*DATA PROVIDED:*
* begin *
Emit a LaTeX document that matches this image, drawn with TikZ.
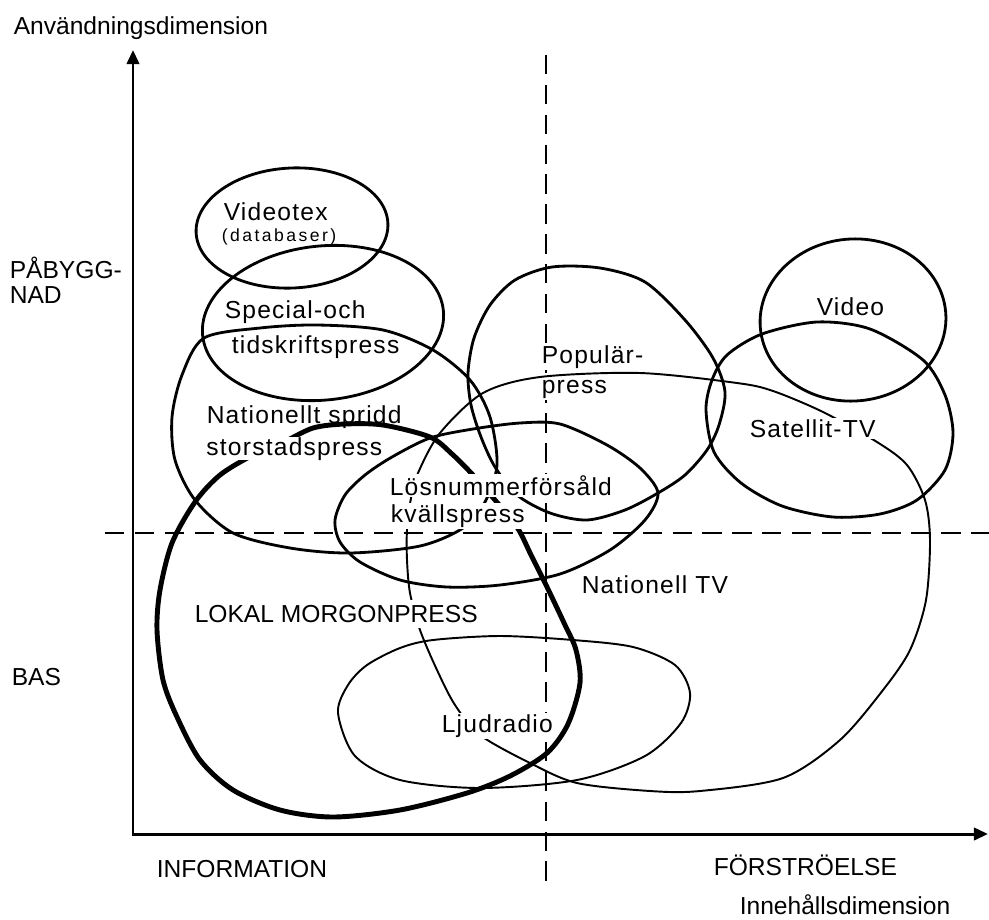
* end *
* begin *
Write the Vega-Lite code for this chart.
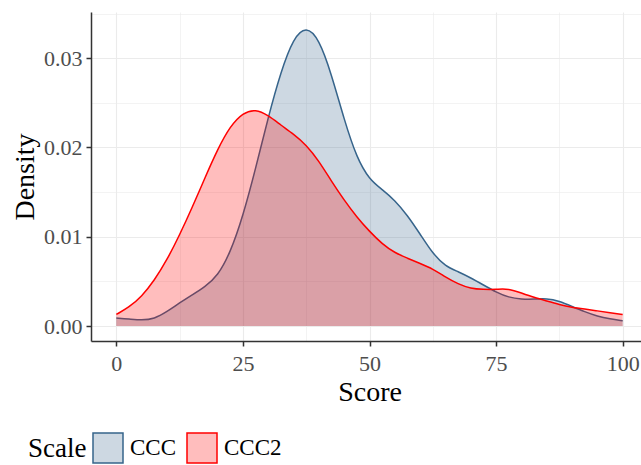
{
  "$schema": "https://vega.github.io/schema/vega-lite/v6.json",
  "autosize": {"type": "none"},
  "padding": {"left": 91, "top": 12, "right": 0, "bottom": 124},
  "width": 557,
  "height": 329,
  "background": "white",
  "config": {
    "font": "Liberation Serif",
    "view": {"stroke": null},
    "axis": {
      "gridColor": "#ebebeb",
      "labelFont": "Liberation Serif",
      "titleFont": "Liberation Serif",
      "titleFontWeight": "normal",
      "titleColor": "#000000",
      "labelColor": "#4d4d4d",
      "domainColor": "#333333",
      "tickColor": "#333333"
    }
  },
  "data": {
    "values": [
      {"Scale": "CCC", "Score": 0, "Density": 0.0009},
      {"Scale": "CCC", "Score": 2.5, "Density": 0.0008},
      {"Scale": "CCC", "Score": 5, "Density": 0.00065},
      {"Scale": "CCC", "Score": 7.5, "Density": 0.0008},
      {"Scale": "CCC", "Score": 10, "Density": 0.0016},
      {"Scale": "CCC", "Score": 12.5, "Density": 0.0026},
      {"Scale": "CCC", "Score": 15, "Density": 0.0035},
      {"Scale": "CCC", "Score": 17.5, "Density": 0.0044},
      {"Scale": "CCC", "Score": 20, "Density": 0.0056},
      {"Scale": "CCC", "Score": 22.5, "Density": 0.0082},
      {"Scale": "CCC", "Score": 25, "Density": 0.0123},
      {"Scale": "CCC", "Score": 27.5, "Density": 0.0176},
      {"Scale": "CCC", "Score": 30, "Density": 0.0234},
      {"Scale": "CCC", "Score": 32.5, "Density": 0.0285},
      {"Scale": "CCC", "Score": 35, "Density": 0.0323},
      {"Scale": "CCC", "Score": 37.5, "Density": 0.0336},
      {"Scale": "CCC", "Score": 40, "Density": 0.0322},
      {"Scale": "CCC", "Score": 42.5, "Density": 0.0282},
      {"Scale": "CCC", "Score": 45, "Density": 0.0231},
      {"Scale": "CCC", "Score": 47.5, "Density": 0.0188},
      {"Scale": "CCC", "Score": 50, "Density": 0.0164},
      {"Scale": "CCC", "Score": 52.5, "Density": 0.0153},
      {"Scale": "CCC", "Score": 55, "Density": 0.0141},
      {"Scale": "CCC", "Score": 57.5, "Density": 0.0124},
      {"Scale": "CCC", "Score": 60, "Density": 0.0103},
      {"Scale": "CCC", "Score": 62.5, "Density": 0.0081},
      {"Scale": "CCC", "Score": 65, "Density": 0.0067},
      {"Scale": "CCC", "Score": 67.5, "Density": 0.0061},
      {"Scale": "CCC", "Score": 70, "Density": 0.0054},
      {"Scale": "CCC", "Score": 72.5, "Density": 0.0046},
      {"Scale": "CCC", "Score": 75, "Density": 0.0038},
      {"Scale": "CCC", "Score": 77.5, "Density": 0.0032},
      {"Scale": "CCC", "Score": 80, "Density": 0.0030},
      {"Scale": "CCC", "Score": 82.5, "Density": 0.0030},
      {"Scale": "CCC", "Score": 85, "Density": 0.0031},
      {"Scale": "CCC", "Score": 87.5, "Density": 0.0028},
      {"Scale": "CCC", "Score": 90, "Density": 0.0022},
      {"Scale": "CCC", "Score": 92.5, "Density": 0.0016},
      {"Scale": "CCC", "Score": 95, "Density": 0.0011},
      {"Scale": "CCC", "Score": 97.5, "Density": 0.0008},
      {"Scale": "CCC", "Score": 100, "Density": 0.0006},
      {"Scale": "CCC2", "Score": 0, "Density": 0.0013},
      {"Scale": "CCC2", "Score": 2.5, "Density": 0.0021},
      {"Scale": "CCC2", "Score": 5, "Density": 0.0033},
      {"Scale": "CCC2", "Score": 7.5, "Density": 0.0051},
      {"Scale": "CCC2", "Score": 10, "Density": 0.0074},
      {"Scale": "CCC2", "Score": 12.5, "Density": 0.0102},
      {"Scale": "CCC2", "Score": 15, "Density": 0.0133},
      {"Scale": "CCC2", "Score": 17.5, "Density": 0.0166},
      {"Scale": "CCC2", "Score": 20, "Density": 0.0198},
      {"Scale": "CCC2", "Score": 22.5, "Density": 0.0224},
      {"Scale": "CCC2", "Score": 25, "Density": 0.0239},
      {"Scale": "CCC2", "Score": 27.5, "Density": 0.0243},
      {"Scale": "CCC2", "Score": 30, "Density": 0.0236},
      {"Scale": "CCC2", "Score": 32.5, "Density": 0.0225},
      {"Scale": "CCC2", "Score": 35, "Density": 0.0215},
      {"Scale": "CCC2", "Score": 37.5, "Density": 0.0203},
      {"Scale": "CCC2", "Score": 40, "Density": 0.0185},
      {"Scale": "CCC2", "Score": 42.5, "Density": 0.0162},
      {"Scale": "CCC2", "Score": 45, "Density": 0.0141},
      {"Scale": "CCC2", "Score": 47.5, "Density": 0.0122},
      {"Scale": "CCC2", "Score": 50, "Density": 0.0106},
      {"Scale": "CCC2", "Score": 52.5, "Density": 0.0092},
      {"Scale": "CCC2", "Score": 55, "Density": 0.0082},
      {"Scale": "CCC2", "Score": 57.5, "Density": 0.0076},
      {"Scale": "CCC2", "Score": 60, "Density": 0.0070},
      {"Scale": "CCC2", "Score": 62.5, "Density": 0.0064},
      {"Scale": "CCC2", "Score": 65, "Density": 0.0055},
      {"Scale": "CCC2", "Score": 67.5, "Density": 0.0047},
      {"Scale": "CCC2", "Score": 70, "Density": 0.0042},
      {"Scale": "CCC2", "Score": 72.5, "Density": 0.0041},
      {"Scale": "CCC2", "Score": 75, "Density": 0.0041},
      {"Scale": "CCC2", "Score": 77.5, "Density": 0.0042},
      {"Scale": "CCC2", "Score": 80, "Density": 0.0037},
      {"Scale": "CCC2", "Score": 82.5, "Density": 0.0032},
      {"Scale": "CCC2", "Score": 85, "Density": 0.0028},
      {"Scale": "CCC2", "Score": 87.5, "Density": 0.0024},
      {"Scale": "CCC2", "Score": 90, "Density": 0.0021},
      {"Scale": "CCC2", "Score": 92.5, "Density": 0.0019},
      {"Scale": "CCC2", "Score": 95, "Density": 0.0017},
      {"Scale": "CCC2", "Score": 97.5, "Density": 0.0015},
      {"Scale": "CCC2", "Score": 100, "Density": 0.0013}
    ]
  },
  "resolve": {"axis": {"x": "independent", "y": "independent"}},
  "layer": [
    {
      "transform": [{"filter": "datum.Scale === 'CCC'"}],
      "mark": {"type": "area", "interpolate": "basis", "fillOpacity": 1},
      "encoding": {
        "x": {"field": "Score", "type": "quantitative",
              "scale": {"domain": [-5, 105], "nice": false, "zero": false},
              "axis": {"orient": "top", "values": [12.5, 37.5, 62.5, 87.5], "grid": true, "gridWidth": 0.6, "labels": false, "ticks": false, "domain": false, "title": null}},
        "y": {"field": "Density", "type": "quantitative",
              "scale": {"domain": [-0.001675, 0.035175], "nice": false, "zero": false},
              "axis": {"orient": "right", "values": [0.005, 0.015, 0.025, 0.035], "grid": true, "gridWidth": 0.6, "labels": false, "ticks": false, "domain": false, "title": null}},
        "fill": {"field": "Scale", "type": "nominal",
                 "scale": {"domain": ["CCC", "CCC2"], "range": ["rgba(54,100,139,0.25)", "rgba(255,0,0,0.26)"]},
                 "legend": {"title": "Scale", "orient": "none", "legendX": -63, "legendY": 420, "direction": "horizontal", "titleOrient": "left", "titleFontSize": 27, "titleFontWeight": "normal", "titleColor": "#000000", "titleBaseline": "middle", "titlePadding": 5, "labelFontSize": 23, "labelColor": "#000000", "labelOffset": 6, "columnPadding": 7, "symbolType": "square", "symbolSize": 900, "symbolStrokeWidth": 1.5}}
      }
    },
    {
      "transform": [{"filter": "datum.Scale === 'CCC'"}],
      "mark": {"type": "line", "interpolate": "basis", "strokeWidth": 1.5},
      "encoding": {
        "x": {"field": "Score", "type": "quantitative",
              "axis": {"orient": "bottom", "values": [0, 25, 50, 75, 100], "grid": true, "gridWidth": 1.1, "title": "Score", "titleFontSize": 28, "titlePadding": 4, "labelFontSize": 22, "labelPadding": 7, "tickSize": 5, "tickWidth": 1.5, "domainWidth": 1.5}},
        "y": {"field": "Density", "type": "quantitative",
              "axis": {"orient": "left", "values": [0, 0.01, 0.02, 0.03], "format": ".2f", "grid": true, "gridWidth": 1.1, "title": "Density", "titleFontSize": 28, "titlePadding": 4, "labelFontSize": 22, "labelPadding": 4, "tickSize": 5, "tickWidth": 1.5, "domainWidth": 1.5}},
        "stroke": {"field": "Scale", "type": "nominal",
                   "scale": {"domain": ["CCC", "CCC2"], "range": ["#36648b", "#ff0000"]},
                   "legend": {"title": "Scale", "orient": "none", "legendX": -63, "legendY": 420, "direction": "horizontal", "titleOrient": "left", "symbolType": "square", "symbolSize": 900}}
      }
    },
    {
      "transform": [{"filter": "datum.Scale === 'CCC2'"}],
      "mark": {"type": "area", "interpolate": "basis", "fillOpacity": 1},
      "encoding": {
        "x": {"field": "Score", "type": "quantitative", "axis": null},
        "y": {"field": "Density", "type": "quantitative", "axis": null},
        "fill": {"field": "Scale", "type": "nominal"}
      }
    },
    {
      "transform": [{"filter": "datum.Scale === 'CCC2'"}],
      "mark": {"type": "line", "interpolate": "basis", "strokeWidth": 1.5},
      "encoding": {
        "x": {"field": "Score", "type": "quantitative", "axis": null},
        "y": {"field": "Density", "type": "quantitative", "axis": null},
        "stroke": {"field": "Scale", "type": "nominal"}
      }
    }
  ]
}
* end *
*THE REQUEST:* Pick out the lines containing the word "this" and show them.

*RESULT BELOW:*
Emit a LaTeX document that matches this image, drawn with TikZ.
Write the Vega-Lite code for this chart.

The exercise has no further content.